Do you ever have a moment, where you do something simple to every day existence, like take a bite of a granola bar and realise… you feel nothing? Tears slip out, hot and salty compared to the cool that air that is longing to become spring. You realise that you don’t feel hunger, or thirst, or sad, or happy. You’re just, here.
I was reading a lot this morning while laying in a parking lot. Which by the way, others don’t like. They won’t talk to you, or make direct eye contact. They won’t ask if you need any help, and they will keep a pretty decent distance. We’re not very good at what’s abnormal. But I tend to believe, I’m pretty abnormal.

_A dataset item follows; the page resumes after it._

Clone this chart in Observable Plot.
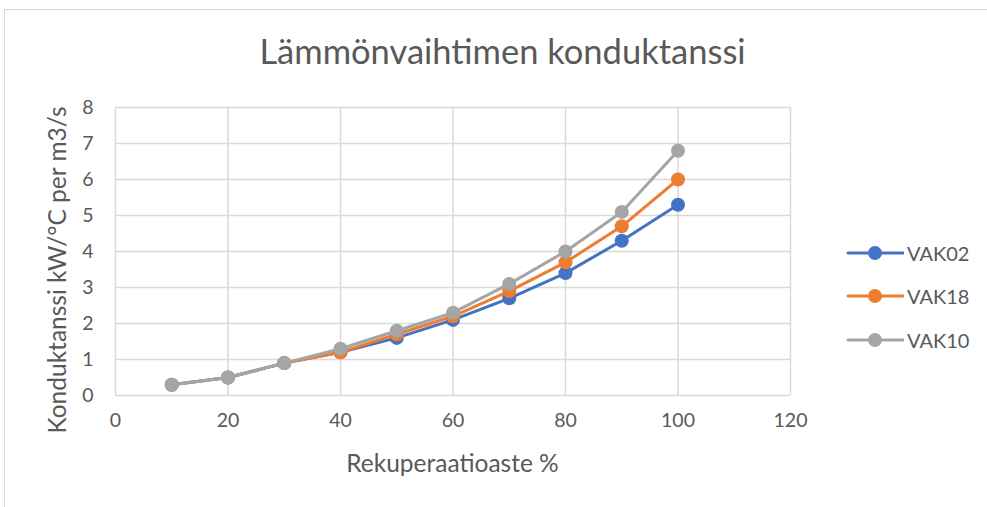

Quotes by Charles Bukowski. He’s not someone you should be reading when you don’t feel anything. But, in some ways, I guess it’s comforting that I can write about this feeling and know that there are others just this way. A quote I found:
And I thought; it’s not about dying at all. It’s about the simple fact of existence. Everyone dies. That’s just how it is. And as much of a shell of a person as I am, I guess, though I don’t care if I did, I’m not ready to be dead. However, to not exist. That’s something that moves me a little.
When you die you can’t be fully erased. There’s photographs, social media, news papers, legal records, a grave, a headstone, your ashes. And even if somehow all of those things could go away, there is still your memory.
And only the dead can know what really happens after we die. But let’s say we carry on one way or another. Heaven or Hell. Reincarnation. Ghosts. Whatever. I’m not keen on any of that.
I’m very existential. Who or what just decided one day that two people were going to come together and trigger a reaction of cells to form the being that is me. And why are we capable of even thinking about it? Something that there is obviously no point to.
It’s no way to live one’s life thinking this all of the time, but it’s not fair. That we never have a choice in the matter. We’re just put here and are told, “Do your best.” So we say that when times are hard. “It’ll get better.” And I’m wondering which part of the human mind is the illusion. The awful things. Or the good things. Is it as simple as tricking our mind into seeing the positive in everything?
But somehow people end up just the way the are. A selfish person can pretend to be selfless, maybe even wish they were that way, but always in the end, they are selfish. An optimist may sometimes wish to feel the pain that others feel to acquire understanding, but they will always be an optimist. So people like me, it would be safe to assume we are the same and eventually always find our roots.
I would like very much for all things pertaining to me to vanish.